A quest to make sense of it all. Or a sense to make a quest of it all.

Tuesday, April 27, 2010

1-Gibson (from Old Hag story)


1-Gibson
Present Day

Gibson sat in the attic, smoking his umpteenth cigarette and watching the sun begin to rise. The poets were liars, he decided. There was nothing special about dawn; just a gradual gray lightening of the horizon. None of the oranges and pinks and yellows that come with sunsets. He stared out the window, not really seeing anything. Just waiting. Waiting on some kind of assurance, some revelation, something, anything, to ease his soul.
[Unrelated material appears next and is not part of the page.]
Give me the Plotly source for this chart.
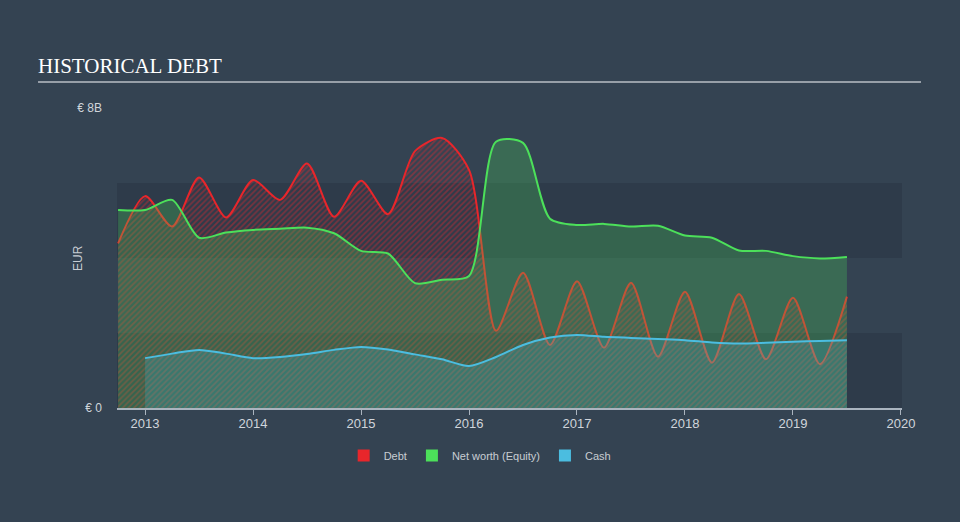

To give some balance, to stop the back-and-forth in his mind, rapidly switching from a forced dulling of nerves to a grief that sometimes caught him suddenly crying in the floor, in private. Always in private. Mostly he was waiting on an impossible miracle; it was one he fantasized a hundred times a day. He would feel a vibration in his pocket and pull out his cell phone. It would be an unfamiliar number. He would answer and hear Mr. Braelin? This is ___ at Baptist Grace Hospital. Please come in immediately. There's been a mistake. We have your son, Andy, and he's just fine. He didn't die in the fire at all, it was a mistake, isn't that silly? He's ready to be picked up anytime. That call wouldn't come, of course. There had been the body, dental records identifying the ruins that had once been four year old Andy's sweet face. There had been the funeral last week, a preacher saying ashes to ashes, at which Gib had felt something like pure insanity jolt through him and he had to clamp his teeth down on his tongue to keep himself from braying out laughter at the unintentional pun. Had he done the unthinkable and laughed, it would have turned into an irreversible madness that would have him being pried off the coffin and thrown into the nearest looney bin. He had held himself together, standing next to his wife and keeping his hands on his daughter Reed's shoulders. Reed, six years old, was too young to fully grasp everything that was happening, but Gib understood how important it was for him to be strong for her, and for Amy as well. He made it. Directly after the service, he had stood next to the grave as Amy led Reed to the car. His brother had come up behind him and put a hand on his shoulder.
"Thanks for coming, Jim."
Jim had waved a dismissive hand. "We're here for you. Me and Lindy."
They were quiet for a few moments and Jim asked, "Where are ya'll staying ?"
"We're at a hotel."
"For how long?"
"I don't know." Gib stared at the ground. "I buried my son today. I don't know what's next."
"Look...why don't you all come stay with us? We've got plenty of room. I know you don't know what you're gonna do for awhile, but it's gonna take a minute to sort out the insurance and stuff. You don't have to be back at the university til August. You oughta be with family."
"Actually, I've been thinking about moving home."
"Really? What's Amy say about it?"
"She doesn't have to say. She's never liked this city."
"Well come on home for awhile. Think it over."
So Gib had gathered his little family and a few remaining belongings and gone home to Sheridan. Now he sat in Jim's attic, hearing the familiar noises of people beginning to stir below. His phone hadn't rang. His peace hadn't come. The rising sun offered no promises.